In other cases, perhaps for example the case of Manitou River Falls, or the impenetrable 16 mile stretch of cliffs on Isle Royale’s North Shore that probably sees less than 20 paddlers a year, or parts of the Border Route Trail, or the even the sea caves on Devil’s Island, the risks and challenges associated with the journey itself are part of the beauty, and a natural deterrent to most people.
The Apostle Islands
The Apostle Islands themselves are probably a strange and perfect case study in the sacred space wilderness/tourism dynamic; I can’t tell you how strange it feels to have paddled to Devil’s Island, several days out in the wilderness, and then watch the tour boat full of people just out for the next few hours pass, a surreal meeting of worlds.
It’s not a good or bad thing, just a strange one.
A sea cave on Sand Island Island this past June.
The Mainland Sea Caves have long moved out of the realm of wilderness and now are often treated like a theme park, but they still have that sharp edge and danger of a wilderness setting; this summer the Park Service had to rescue multiple groups from the mainland sea caves area, including a rather harrowing guided tour that managed to find themselves at the caves in 6 ft rebound in late August (I don’t at all want to fuel existing rumors about what happened there, and I’ve heard very positive things about the decisions of the guides on that trip).
The Border Route Trail
While places like the Apostles or Isle Royale are often limited both by difficulty of access and financial investment in a guide/sea kayaking gear (otherwise ability to commit to being a paddling dirtbag/guide), hiking trails don’t have those same limitations.
The Border Route Trail runs about 65 miles through the BWCA and is riddled with stunning views like the one above. While to backpack the entire trail you likely need overnight gear and experience, to get to Rose Lake Cliffs overlook (above), you really just need a full day, a map and compass, and a lot of determination.

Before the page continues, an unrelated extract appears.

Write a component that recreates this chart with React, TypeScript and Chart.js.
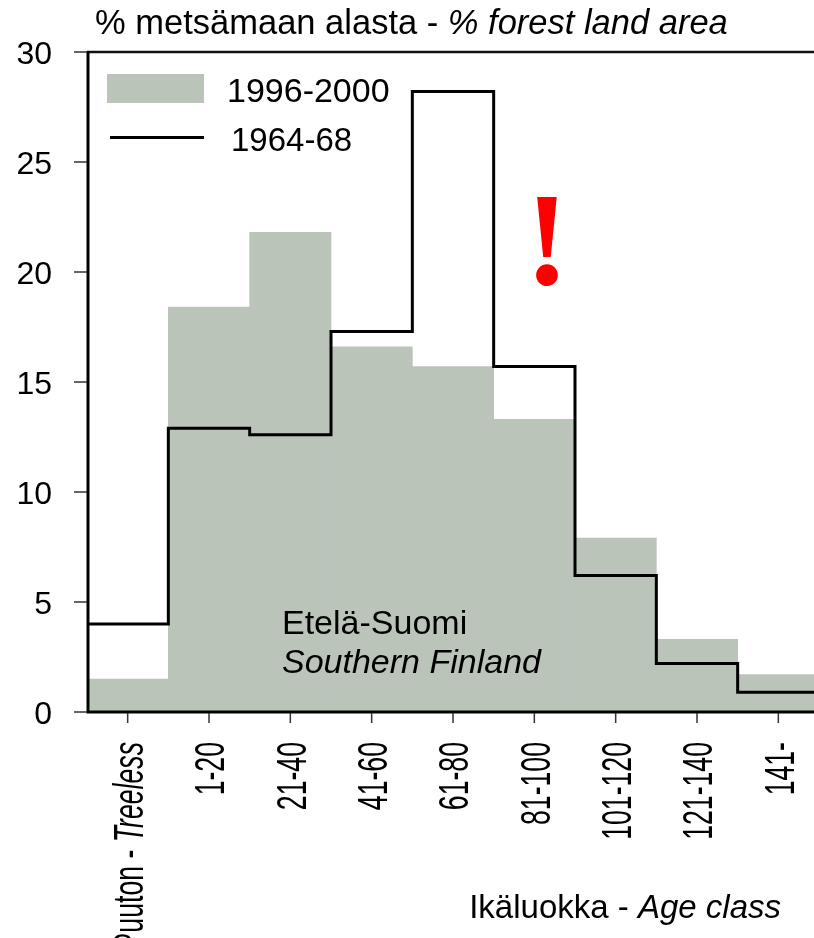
import { useEffect, useRef } from 'react';
import { Chart, registerables } from 'chart.js';

Chart.register(...registerables);

const categories = ['Puuton - Treeless', '1-20', '21-40', '41-60', '61-80', '81-100', '101-120', '121-140', '141-'];
const forest1996 = [1.5, 18.4, 21.8, 16.6, 15.7, 13.3, 7.9, 3.3, 1.7];
const forest1964 = [4.0, 12.9, 12.6, 17.3, 28.2, 15.7, 6.2, 2.2, 0.9];
const yTicks = [0, 5, 10, 15, 20, 25, 30];
const seriesNames = ['1996-2000', '1964-68'];

const GRAY = '#bac4b9';
const SANS = '"Liberation Sans", Arial, sans-serif';

type Seg = [string, boolean];

function segWidth(ctx: CanvasRenderingContext2D, segs: Seg[], size: number) {
  let w = 0;
  for (const [t, it] of segs) {
    ctx.font = `${it ? 'italic ' : ''}${size}px ${SANS}`;
    w += ctx.measureText(t).width;
  }
  return w;
}

function drawRich(ctx: CanvasRenderingContext2D, segs: Seg[], size: number, x: number, y: number) {
  let cx = x;
  for (const [t, it] of segs) {
    ctx.font = `${it ? 'italic ' : ''}${size}px ${SANS}`;
    ctx.fillText(t, cx, y);
    cx += ctx.measureText(t).width;
  }
}

function splitLabel(label: string): Seg[] {
  const i = label.indexOf(' - ');
  if (i < 0) return [[label, false]];
  return [[label.slice(0, i + 3), false], [label.slice(i + 3), true]];
}

const decorPlugin = {
  id: 'decor',
  afterDatasetsDraw(chart: any) {
    const { ctx, chartArea, scales } = chart;
    const xs = scales.x;
    const ys = scales.y;
    const yTop = ys.getPixelForValue(30);
    const y0 = ys.getPixelForValue(0);
    ctx.save();
    ctx.fillStyle = '#000';
    ctx.textBaseline = 'alphabetic';

    // frame lines
    ctx.strokeStyle = '#111';
    ctx.lineWidth = 2.5;
    ctx.beginPath();
    ctx.moveTo(chartArea.left, yTop);
    ctx.lineTo(chartArea.right + 5, yTop);
    ctx.stroke();
    ctx.strokeStyle = '#000';
    ctx.lineWidth = 3;
    ctx.beginPath();
    ctx.moveTo(chartArea.left + 1, yTop - 1);
    ctx.lineTo(chartArea.left + 1, y0 + 1.5);
    ctx.moveTo(chartArea.left, y0);
    ctx.lineTo(chartArea.right + 5, y0);
    ctx.stroke();

    // y ticks
    ctx.strokeStyle = '#333';
    ctx.lineWidth = 1.5;
    ctx.font = `32px ${SANS}`;
    ctx.textAlign = 'right';
    for (const v of yTicks) {
      const py = ys.getPixelForValue(v);
      ctx.beginPath();
      ctx.moveTo(74, py);
      ctx.lineTo(chartArea.left, py);
      ctx.stroke();
      ctx.fillText(String(v), 52, py + 11.5);
    }

    // x ticks and rotated labels
    ctx.textAlign = 'left';
    const xsSize = 43;
    for (let i = 0; i < categories.length; i++) {
      const px = xs.getPixelForValue(i);
      ctx.beginPath();
      ctx.moveTo(px, y0 + 1);
      ctx.lineTo(px, y0 + 11);
      ctx.stroke();
      const segs = splitLabel(categories[i]);
      ctx.save();
      ctx.translate(px + 0.358 * xsSize, 742);
      ctx.rotate(-Math.PI / 2);
      ctx.scale(0.62, 1);
      const w = segWidth(ctx, segs, xsSize);
      drawRich(ctx, segs, xsSize, -w, 0);
      ctx.restore();
    }

    // title
    drawRich(ctx, [['% metsämaan alasta - ', false], ['% forest land area', true]], 34.5, 95, 34);
    // x axis title
    const xt: Seg[] = [['Ikäluokka - ', false], ['Age class', true]];
    const xtw = segWidth(ctx, xt, 33);
    drawRich(ctx, xt, 33, 781 - xtw, 918);

    // region text
    ctx.font = `34px ${SANS}`;
    ctx.fillText('Etelä-Suomi', 282, 634);
    ctx.font = `italic 34px ${SANS}`;
    ctx.fillText('Southern Finland', 282, 673);

    // legend
    ctx.fillStyle = GRAY;
    ctx.fillRect(107, 74, 97, 29);
    ctx.fillStyle = '#000';
    ctx.font = `34px ${SANS}`;
    ctx.fillText(seriesNames[0], 227, 102);
    ctx.strokeStyle = '#000';
    ctx.lineWidth = 3;
    ctx.beginPath();
    ctx.moveTo(110, 137.5);
    ctx.lineTo(204, 137.5);
    ctx.stroke();
    ctx.font = `33px ${SANS}`;
    ctx.fillText(seriesNames[1], 231, 151);

    // exclamation
    ctx.fillStyle = '#ff0000';
    ctx.textAlign = 'center';
    ctx.font = `bold 134px "Liberation Serif", "Times New Roman", serif`;
    ctx.fillText('!', 547, 284);

    ctx.restore();
  },
};

export default function App() {
  const ref = useRef<HTMLCanvasElement | null>(null);
  useEffect(() => {
    if (!ref.current) return;
    const linePoints: { x: number; y: number }[] = forest1964.map((v, i) => ({ x: i - 0.5, y: v }));
    linePoints.push({ x: forest1964.length - 0.5, y: forest1964[forest1964.length - 1] });
    const chart = new Chart(ref.current, {
      type: 'bar',
      data: {
        labels: categories,
        datasets: [
          {
            type: 'line',
            label: seriesNames[1],
            data: linePoints as any,
            xAxisID: 'x2',
            yAxisID: 'y',
            borderColor: '#000',
            borderWidth: 3,
            pointRadius: 0,
            stepped: true,
            fill: false,
            borderJoinStyle: 'miter',
            borderCapStyle: 'butt',
            order: 0,
          } as any,
          {
            type: 'bar',
            label: seriesNames[0],
            data: forest1996,
            backgroundColor: GRAY,
            borderWidth: 0,
            barPercentage: 1,
            categoryPercentage: 1,
            grouped: false,
            xAxisID: 'x',
            yAxisID: 'y',
            order: 1,
          } as any,
        ],
      },
      options: {
        responsive: false,
        animation: false,
        devicePixelRatio: 1,
        layout: { padding: { left: 87, right: 3, top: 52, bottom: 226 } },
        plugins: { legend: { display: false }, tooltip: { enabled: false }, title: { display: false } },
        scales: {
          x: { type: 'category', display: false, offset: true, grid: { display: false } },
          x2: { type: 'linear', display: false, offset: false, min: -0.5, max: categories.length - 0.5 },
          y: { type: 'linear', display: false, min: 0, max: 30 },
        },
      },
      plugins: [decorPlugin],
    });
    return () => chart.destroy();
  }, []);
  return (
    <div style={{ position: 'fixed', left: 0, top: 0, width: 814, height: 938, overflow: 'hidden', background: '#fff' }}>
      <canvas ref={ref} width={822} height={938} style={{ display: 'block', width: 822, height: 938 }} />
    </div>
  );
}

It’s still a hard hike. It’ll take you from dawn to dusk to do it in a day. There’s a pretty decent chance that more than half the people who attempt this trail will get a few miles in and turn around. It’s one of the hardest trails I’ve ever hiked and had I not been with two other very determined people, I would have turned around.
The reward for your work though is this place, this cliff with the Border Lakes winding and twisting below you for miles, and a deep sense of accomplishment for reaching this difficult place, for climbing over gnarled roots to get there. And isn’t that, the challenge, the ugly journey, just as beautiful as the destination itself?
Incredible Places
I believe there is value in wild places, the ones that are hard to reach and challenge you. The sacred wild, the humans that journey to reach these places, the journey itself; all of this is my favorite thing to photograph.
The sacred wild is our natural habitat; it’s on these journeys that I, and probably you too, are happiest and feel the most whole.
I think my sort of “goal” in all this, my photography and writing, is to inspire people to get outside. But I also think it’s deeper than that.
I want to remind you that these magical places are real life too. They can be your life. I want to inspire you to get outside sure, but more than that I want to inspire you to take a journey.
Pick a scared wild place— head to Alaska, to the Aleutian Islands, the wild rivers of Canada, to Lake Superior, to the mountains or the sea or the forest, head out early in the snow for sunrise, or late in the night to stargaze— and have that journey.
You deserve a little slice of the world, and a perfect moment just for you.
Wonderful writing Maddy. The end is especially inspiring. Thank you!